CA Drought

Water conservation on ag fields varies in Salinas Valley

Some keep a close eye on water usage, while other let it overflow

Water conservation in ag fields varies in Salinas Valley

SALINAS, Calif. - Every last drop of water is precious in California and here on the Central Coast, most of it goes to our multi-billion dollar agriculture industry.  But on Monday, we checked out one area some of you said may not be using water wisely.  During this devastating drought, we're taking a close look at how communities are trying to conserve, including in our fields.  We found out why some are wondering if growers need to conserve more water.

Some growers are conserving with drip irrigation pipes, used to move them around agriculture fields to water crops.  But sometimes water will overflow into ditches depending on who's managing the land and how closely they're watching.

"This is a farming industry and a farming community and we need all the water we can get and we need to put it to the best possible use that we can," said longtime Salinas resident Anson Spence.

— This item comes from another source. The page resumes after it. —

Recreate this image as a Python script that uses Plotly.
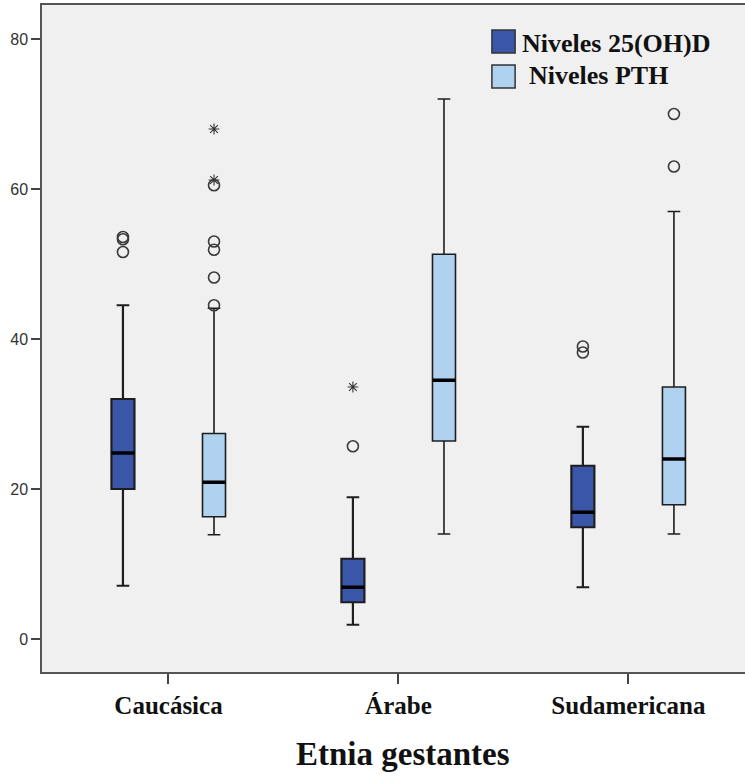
import plotly.graph_objects as go

# Categories (x axis) and the two measured series
categories = ["Caucásica", "Árabe", "Sudamericana"]
series_names = ["Niveles 25(OH)D", "Niveles PTH"]
series_colors = ["#3A56A8", "#AED2EF"]

# Box statistics per category: [Caucásica, Árabe, Sudamericana]
vitd_lower = [7.1, 1.9, 6.9]
vitd_q1 = [20.0, 4.9, 14.9]
vitd_median = [24.8, 6.9, 16.9]
vitd_q3 = [32.0, 10.7, 23.1]
vitd_upper = [44.5, 18.9, 28.3]

pth_lower = [13.9, 14.0, 14.0]
pth_q1 = [16.3, 26.4, 17.9]
pth_median = [20.9, 34.5, 24.0]
pth_q3 = [27.4, 51.3, 33.6]
pth_upper = [44.1, 72.0, 57.0]

# Outliers (circles) and extreme values (stars): (category index, value)
vitd_outliers = [(0, 53.6), (0, 53.3), (0, 51.6), (1, 25.7), (2, 39.0), (2, 38.2)]
vitd_extremes = [(1, 33.6)]
pth_outliers = [(0, 44.5), (0, 48.2), (0, 51.9), (0, 53.0), (0, 60.5), (2, 63.0), (2, 70.0)]
pth_extremes = [(0, 61.2), (0, 68.0)]

y_ticks = [0, 20, 40, 60, 80]

OFFSET = 0.198
BOX_W = 0.1
SERIF = "Liberation Serif"
SANS = "Liberation Sans"
X_RANGE = [-0.55, 2.507]

series = [
    dict(name=series_names[0], color=series_colors[0], off=-OFFSET, lw=2.2,
         lo=vitd_lower, q1=vitd_q1, med=vitd_median, q3=vitd_q3, hi=vitd_upper,
         outl=vitd_outliers, ext=vitd_extremes),
    dict(name=series_names[1], color=series_colors[1], off=OFFSET, lw=1.6,
         lo=pth_lower, q1=pth_q1, med=pth_median, q3=pth_q3, hi=pth_upper,
         outl=pth_outliers, ext=pth_extremes),
]

fig = go.Figure()

for s in series:
    xs = [i + s["off"] for i in range(len(categories))]
    fig.add_trace(go.Box(
        name=s["name"], x=xs, q1=s["q1"], median=s["med"], q3=s["q3"],
        lowerfence=s["lo"], upperfence=s["hi"], width=BOX_W, whiskerwidth=0.55,
        fillcolor=s["color"], line=dict(color="#1e1e1e", width=s["lw"]),
        boxpoints=False, showlegend=False, hoverinfo="skip",
    ))
    # thick median bars
    mx, my = [], []
    for x, m in zip(xs, s["med"]):
        mx += [x - BOX_W / 2, x + BOX_W / 2, None]
        my += [m, m, None]
    fig.add_trace(go.Scatter(x=mx, y=my, mode="lines",
                             line=dict(color="black", width=3.5),
                             showlegend=False, hoverinfo="skip"))
    fig.add_trace(go.Scatter(
        x=[c + s["off"] for c, _ in s["outl"]], y=[v for _, v in s["outl"]],
        mode="markers", showlegend=False, hoverinfo="skip",
        marker=dict(symbol="circle-open", size=11, color="#3a3a3a",
                    line=dict(width=1.6, color="#3a3a3a"))))
    fig.add_trace(go.Scatter(
        x=[c + s["off"] for c, _ in s["ext"]], y=[v for _, v in s["ext"]],
        mode="markers", showlegend=False, hoverinfo="skip",
        marker=dict(symbol="asterisk-open", size=9, color="#333333",
                    line=dict(width=1.1, color="#333333"))))

# Hand-built legend in the upper right corner
legend_rows = [(0.9625, 0.928, 0.680, 0.9423), (0.910, 0.8756, 0.690, 0.8936)]
for (y1, y0, tx, ty), name, color in zip(legend_rows, series_names, series_colors):
    fig.add_shape(type="rect", xref="paper", yref="paper",
                  x0=0.640, x1=0.673, y0=y0, y1=y1,
                  fillcolor=color, line=dict(color="#333333", width=1.5))
    fig.add_annotation(text="<b>%s</b>" % name, xref="paper", yref="paper",
                       x=tx, y=ty, xanchor="left", yanchor="middle",
                       showarrow=False,
                       font=dict(family=SERIF, size=26, color="#111111"))

# Axis title
fig.add_annotation(text="<b>Etnia gestantes</b>", xref="paper", yref="paper",
                   x=0.513, y=-0.123, xanchor="center", yanchor="middle",
                   showarrow=False,
                   font=dict(family=SERIF, size=33, color="#111111"))

fig.update_layout(
    template="none",
    font=dict(family=SERIF, color="#111111"),
    width=745, height=778,
    margin=dict(l=42, r=0, t=5, b=106),
    paper_bgcolor="white", plot_bgcolor="#F0F0F0",
    showlegend=False,
    # category axis: labels sit close under short ticks
    xaxis=dict(
        range=X_RANGE, tickmode="array",
        tickvals=list(range(len(categories))),
        ticktext=["<b>%s</b>" % c for c in categories],
        ticks="outside", ticklen=10, tickwidth=1.5,
        tickcolor="#444444", showline=True, linecolor="#555555",
        linewidth=1.5, mirror=True, showgrid=False, zeroline=False,
        automargin=False,
        tickfont=dict(family=SERIF, size=25, color="#111111"),
    ),
    # overlay axis that draws the longer tick marks only
    xaxis2=dict(
        overlaying="x", matches="x", range=X_RANGE, side="bottom",
        tickmode="array", tickvals=list(range(len(categories))),
        ticks="outside", ticklen=16, tickwidth=1.5, tickcolor="#444444",
        showticklabels=False, showline=False, showgrid=False,
        zeroline=False, automargin=False,
    ),
    yaxis=dict(
        range=[-4.4, 84.53], tickmode="array", tickvals=y_ticks,
        ticks="outside", ticklen=9, tickwidth=1.5, tickcolor="#444444",
        showline=True, linecolor="#555555", linewidth=1.5, showgrid=False,
        zeroline=False, automargin=False,
        tickfont=dict(family=SANS, size=16, color="#333333"),
    ),
)

fig.write_html("out.html")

Spence is talking about water seen in ditches along some Salinas Valley roads.

"At this time of the crisis of the drought, it's a shame to see one drop of it wasted," Spence said.

So we decided to find out if it's actually being wasted.

"The main effort has really been on the conservation and more efficient, irrigation methods. people have figured out how to use drip irrigation on many different crops where it hasn't been used before," said Monterey County Assistant Agriculture Commissioner Bob Roach.

An irrigation specialist we talked to and who wants to remain anonymous, said some growers conserve, while some water their crops for too long.  But just because runoff from ag fields may pool up in ditches, doesn't mean its going to waste.  The ag commission said a lot of it seeps back down into the ground.

Replenishing groundwater is a key factor in making sure there's enough water to go around.  The ag commission said some ditch water gets recycled, but it can't go back on crops.

"In some cases there are ponds where it's collected.  But for food and safety reasons, they are limited in how they can used that water," Roach said.

As for rules or penalties for using too much water, the ag commission said there aren't any. 

The irrigation specialist also said some growers will water for an hour or two at a time during planting, to get everything done faster.  But in the end sometimes it's hard to prevent the soil from becoming over saturated.